Перед отъездом Горбунов присутствовал на партактиве полка. После собрания завязалась оживленная беседа, и тут он раскрыл нам один секрет. Оказывается, что вначале нас просто не хотели брать в дивизию.
— Вы-то, конечно, непричастны к этой оппозиции, — уверенно заметил кто-то.
— А вот и не угадали, — ответил Горбунов. — Я тоже был в числе противников. Знаете, уж очень необычным было ваше появление на фронте. Теперь вижу, крепко ошибались мы, недооценили советских женщин.
— Это не ново, — заметила я. — До войны многие летчики-инструкторы тоже не хотели обучать девушек.
— В самом деле?
— Спросите любую аэроклубницу.
— Ага, значит, ошибались не мы одни, — заулыбался бригадный комиссар. — Все же хотя и небольшое, но утешение.
На прощание Горбунов пожелал нам первыми в дивизии стать гвардейцами.
— Это будет последним и сокрушительным ударом по маловерам, — пошутил он.
В то время мы не придали серьезного значения его словам и, во всяком случае, никак не думали, что они могут сбыться так быстро. Ведь минуло всего восемь месяцев, как наш полк прибыл на фронт. Правда, за это время мы неплохо поработали, себя не жалели, получили не одну благодарность от командования. Но так действовали и другие. Борьба шла не на жизнь, а на смерть, и каждый вкладывал в нее все свои силы.
Так мы считали.
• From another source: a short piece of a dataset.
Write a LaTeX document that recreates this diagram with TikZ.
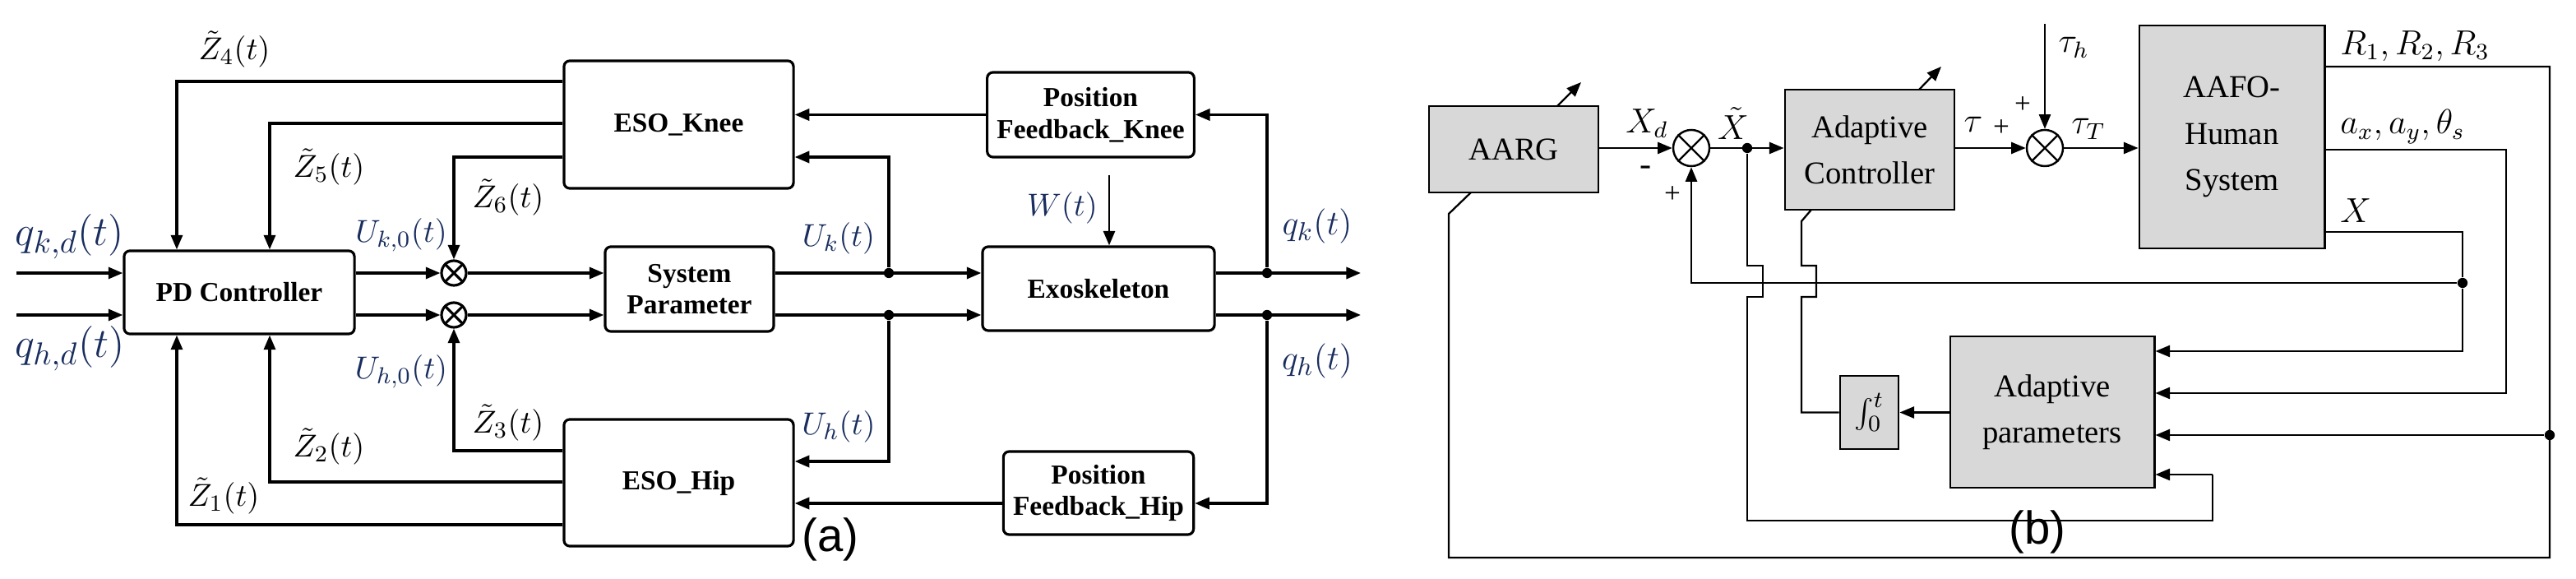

И потому, когда о нас заговорили в печати, когда девчата стали получать письма от родных и знакомых с обращениями как к героям, сперва все посмеивались, а потом стали недоумевать.
— Ну что это такое! — как-то с горечью обратилась ко мне Женя Руднева. — Кажется, мои родичи совершенно разучились мыслить и писать просто, по-русски.
— О чем ты, Женя?
— Ну как же, — протянула она мне письмо отца и матери, — это не послание от любимых, а передовица газеты.
Я быстро пробежала глазами несколько фраз.
— Что-то я не вижу ничего особенного.
— А ты вот тут читай, — Женя ткнула пальцем в середину тетрадочного листка, проговорила с издевкой: — Героиня, героические дела! Да никаких героических дел я не совершаю, просто честно, как и все мы, бью фашистов. Они лезут, а я бью. Что тут особенного!
Подошла Наташа Меклин:
— Чего, Женя, расшумелась?
— Героем быть не желает, — пошутила я, — возмущается, почему ее так незаслуженно величают.